Seamanship Quotation

“In political activity, then, men sail a boundless and bottomless sea; there is neither harbour for shelter nor floor for anchorage, neither starting-place nor appointed destination.”
— from Michael Oakeshott's
Political Education” (1951)

Monday, April 30, 2012

Obamacare or nothing

Many liberal reformers in the US admit to not knowing how to win American elections. In return, however, they think they best understand how the rest of the world works.
This is especially true on their most glaring domestic policy failure: the provision of universal health services that are taken for granted by rich friends and allies, countries that can’t put a man on the moon or win Nobel prizes, even in political economics.
They can live with a Supreme Court rejection of Obama’s individual health insurance mandates because they still believe that Britain and Canada have better health insurance plans, that Obama should have gone for a national single payer system in the first place. Rather than going big, he compromised; by being too cute, he set himself up to be beaten in the courts.
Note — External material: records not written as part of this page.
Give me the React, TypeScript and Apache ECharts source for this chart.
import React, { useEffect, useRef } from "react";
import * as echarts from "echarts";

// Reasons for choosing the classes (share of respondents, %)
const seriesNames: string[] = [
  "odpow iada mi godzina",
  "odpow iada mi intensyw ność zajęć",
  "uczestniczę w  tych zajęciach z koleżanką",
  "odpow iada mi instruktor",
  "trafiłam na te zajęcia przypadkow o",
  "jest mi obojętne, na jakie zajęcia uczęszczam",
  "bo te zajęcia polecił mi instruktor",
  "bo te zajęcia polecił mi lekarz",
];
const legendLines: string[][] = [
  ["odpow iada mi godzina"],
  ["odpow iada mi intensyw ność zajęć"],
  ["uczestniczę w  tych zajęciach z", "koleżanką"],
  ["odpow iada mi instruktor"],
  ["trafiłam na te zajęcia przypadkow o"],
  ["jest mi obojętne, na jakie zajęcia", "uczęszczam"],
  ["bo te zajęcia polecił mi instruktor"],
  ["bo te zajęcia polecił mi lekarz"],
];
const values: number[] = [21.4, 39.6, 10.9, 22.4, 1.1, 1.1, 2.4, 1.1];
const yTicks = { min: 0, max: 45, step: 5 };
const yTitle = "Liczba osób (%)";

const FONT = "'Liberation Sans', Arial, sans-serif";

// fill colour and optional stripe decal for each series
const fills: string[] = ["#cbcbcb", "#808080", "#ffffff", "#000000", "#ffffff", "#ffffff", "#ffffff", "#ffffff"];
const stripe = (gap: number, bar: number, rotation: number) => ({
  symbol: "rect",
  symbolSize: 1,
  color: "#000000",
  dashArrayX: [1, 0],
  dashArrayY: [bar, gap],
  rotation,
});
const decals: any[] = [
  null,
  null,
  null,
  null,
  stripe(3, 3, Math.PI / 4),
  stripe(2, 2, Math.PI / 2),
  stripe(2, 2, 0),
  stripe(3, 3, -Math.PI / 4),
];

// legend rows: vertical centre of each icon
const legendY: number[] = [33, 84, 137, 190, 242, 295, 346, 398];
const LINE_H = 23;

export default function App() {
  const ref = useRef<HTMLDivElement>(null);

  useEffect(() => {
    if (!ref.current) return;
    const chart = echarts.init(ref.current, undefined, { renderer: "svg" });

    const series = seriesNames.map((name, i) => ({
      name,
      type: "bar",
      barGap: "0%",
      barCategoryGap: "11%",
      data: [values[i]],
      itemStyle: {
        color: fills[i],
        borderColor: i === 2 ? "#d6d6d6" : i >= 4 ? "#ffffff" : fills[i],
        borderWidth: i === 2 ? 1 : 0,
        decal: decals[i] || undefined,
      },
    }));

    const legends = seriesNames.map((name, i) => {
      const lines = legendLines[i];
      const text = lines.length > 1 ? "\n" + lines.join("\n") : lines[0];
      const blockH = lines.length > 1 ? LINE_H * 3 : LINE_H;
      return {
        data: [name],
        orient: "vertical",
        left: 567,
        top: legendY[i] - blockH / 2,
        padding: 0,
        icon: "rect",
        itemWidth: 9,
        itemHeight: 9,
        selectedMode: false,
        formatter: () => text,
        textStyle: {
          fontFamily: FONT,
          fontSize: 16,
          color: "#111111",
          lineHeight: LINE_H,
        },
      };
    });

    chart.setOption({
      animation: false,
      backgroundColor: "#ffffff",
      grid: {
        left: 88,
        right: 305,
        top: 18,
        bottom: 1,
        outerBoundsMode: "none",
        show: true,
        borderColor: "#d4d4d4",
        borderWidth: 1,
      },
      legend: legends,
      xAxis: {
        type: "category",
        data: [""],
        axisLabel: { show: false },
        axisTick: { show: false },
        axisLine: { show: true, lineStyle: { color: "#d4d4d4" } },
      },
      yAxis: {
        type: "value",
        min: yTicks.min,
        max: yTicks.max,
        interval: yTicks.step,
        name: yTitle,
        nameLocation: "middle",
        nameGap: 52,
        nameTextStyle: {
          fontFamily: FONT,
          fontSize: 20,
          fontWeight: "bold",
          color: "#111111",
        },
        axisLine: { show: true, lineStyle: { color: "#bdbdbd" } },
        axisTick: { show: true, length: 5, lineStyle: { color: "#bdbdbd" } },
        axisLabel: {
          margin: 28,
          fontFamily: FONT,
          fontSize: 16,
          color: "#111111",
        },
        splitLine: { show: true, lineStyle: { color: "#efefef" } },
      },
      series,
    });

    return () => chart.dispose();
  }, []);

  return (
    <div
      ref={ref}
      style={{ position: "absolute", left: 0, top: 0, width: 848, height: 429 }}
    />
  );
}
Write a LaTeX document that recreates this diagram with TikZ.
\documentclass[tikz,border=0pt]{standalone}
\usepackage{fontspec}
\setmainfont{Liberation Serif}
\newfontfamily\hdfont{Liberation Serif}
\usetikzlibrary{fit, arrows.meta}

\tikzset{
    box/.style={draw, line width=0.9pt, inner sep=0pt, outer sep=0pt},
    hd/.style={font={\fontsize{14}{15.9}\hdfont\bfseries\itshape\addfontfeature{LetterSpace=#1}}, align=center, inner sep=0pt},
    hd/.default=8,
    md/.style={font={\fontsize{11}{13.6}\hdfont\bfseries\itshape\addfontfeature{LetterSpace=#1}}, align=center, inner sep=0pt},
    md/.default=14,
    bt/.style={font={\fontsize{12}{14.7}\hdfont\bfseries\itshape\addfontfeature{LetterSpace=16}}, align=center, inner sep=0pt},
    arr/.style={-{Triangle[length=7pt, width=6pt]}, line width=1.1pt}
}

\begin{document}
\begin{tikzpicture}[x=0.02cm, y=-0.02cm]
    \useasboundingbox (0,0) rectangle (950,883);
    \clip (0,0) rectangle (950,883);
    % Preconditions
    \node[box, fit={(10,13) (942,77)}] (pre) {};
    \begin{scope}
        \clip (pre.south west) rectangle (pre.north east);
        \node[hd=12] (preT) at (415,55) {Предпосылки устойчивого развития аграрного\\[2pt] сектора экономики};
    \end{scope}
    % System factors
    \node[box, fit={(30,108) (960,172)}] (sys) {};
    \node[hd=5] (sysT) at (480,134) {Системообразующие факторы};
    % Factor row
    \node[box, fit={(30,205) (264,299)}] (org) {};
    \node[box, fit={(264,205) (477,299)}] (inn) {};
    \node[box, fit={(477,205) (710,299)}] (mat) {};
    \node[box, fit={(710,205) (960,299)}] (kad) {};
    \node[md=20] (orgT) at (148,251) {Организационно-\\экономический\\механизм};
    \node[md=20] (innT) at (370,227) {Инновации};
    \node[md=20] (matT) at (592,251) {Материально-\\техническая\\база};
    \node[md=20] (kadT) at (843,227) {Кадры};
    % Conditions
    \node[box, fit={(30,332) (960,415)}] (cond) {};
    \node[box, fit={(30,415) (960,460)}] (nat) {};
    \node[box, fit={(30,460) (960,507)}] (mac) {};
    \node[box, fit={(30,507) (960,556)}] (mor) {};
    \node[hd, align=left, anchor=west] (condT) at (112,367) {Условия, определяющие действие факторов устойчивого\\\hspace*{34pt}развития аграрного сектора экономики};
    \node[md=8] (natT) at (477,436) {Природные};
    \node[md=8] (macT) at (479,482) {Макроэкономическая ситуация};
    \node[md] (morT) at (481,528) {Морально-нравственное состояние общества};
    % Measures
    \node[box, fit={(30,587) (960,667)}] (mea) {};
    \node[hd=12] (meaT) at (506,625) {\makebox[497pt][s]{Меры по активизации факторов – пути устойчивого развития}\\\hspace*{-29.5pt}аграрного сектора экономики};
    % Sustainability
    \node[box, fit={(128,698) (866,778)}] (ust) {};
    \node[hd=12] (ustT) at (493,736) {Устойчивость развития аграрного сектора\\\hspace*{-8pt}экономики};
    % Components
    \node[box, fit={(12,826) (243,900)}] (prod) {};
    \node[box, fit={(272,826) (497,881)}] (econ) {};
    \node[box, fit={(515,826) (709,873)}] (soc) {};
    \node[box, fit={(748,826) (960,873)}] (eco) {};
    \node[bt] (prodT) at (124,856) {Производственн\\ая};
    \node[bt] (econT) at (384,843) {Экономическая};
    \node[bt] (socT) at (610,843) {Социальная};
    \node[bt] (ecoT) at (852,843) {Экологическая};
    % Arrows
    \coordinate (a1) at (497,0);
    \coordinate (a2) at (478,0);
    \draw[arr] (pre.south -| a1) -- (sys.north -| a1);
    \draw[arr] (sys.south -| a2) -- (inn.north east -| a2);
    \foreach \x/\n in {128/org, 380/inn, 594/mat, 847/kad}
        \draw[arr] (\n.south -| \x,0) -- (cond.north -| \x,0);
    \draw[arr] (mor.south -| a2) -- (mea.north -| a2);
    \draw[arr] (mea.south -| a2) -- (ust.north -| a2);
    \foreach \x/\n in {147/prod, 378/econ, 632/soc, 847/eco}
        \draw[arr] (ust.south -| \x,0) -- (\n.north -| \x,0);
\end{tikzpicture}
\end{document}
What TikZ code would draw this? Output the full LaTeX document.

Democrats won’t make that mistake next time, whenever that is.
Conservatives tease Obama supporters regularly about their lack of guts and make the same argument. Ronald Dworkin in “Why the Mandate is Constitutional: The Real Argument” notes this line of attack, but isn’t impressed.
“Even the act’s opponents concede that since the Constitution explicitly gives Congress the power to “lay and collect taxes,” it could establish a single-payer national health care system, like the British National Health Service, by imposing a special health care tax and providing medical care itself. Congress relied on the taxing power to make the Social Security program constitutional, for instance. Solicitor General Verrilli noticed the irony: the conservative justices questioned the constitutionality of the Affordable Care Act, which relies on private insurance and traditional private medical practice, while admitting that a program that gave the national government much more control over doctors and patients would survive any constitutional challenge. Of course, as the conservatives know, a single-payer system would be politically impossible in the United States now, or in the foreseeable future.”
Liberals serve no one’s interests—let alone the uninsured—imagining that if Obamacare is blown to pieces, America will finally adopt a universal public insurance scheme.
The notion is escapist magic.
Would they propose that Obama promise to nationalize the core business of America’s trillion dollar insurance industry? Do they have any idea how they would recruit, elect, and whip a filibuster-free Congress to pass the necessary legislation—legislation they’ve refused to pass for generations when the bill would have been half what it would be today? Have they any idea where they’d raise the hundreds of $billions legally necessary to compensate private insurers? Would they borrow the money or would they take it out of other priorities, like physical infrastructure and R & D?
The silliest excuse for keeping this option alive is the illusion that it’s already in place and working in Canada—the other affluent federation to the north.
In fact, if the Canadian Parliament now tried to create a single national health insurance scheme—rather than paying for less than a quarter of ten increasingly restive provincial plans—you’d have a national unity crisis in both Quebec and the Canadian West. (Certainly, the exchange markets and the conservative Wall St. Journal, which has adopted Canada as conservative economic laboratory, would have a nervous breakdown.)
In truth, there is no central public insurance scheme in Canada to inspire American centralizers.
Obama’s plan gets America to universal coverage without distorting American federalism beyond recognition. Liberals with their feet on the ground should defend it with passion.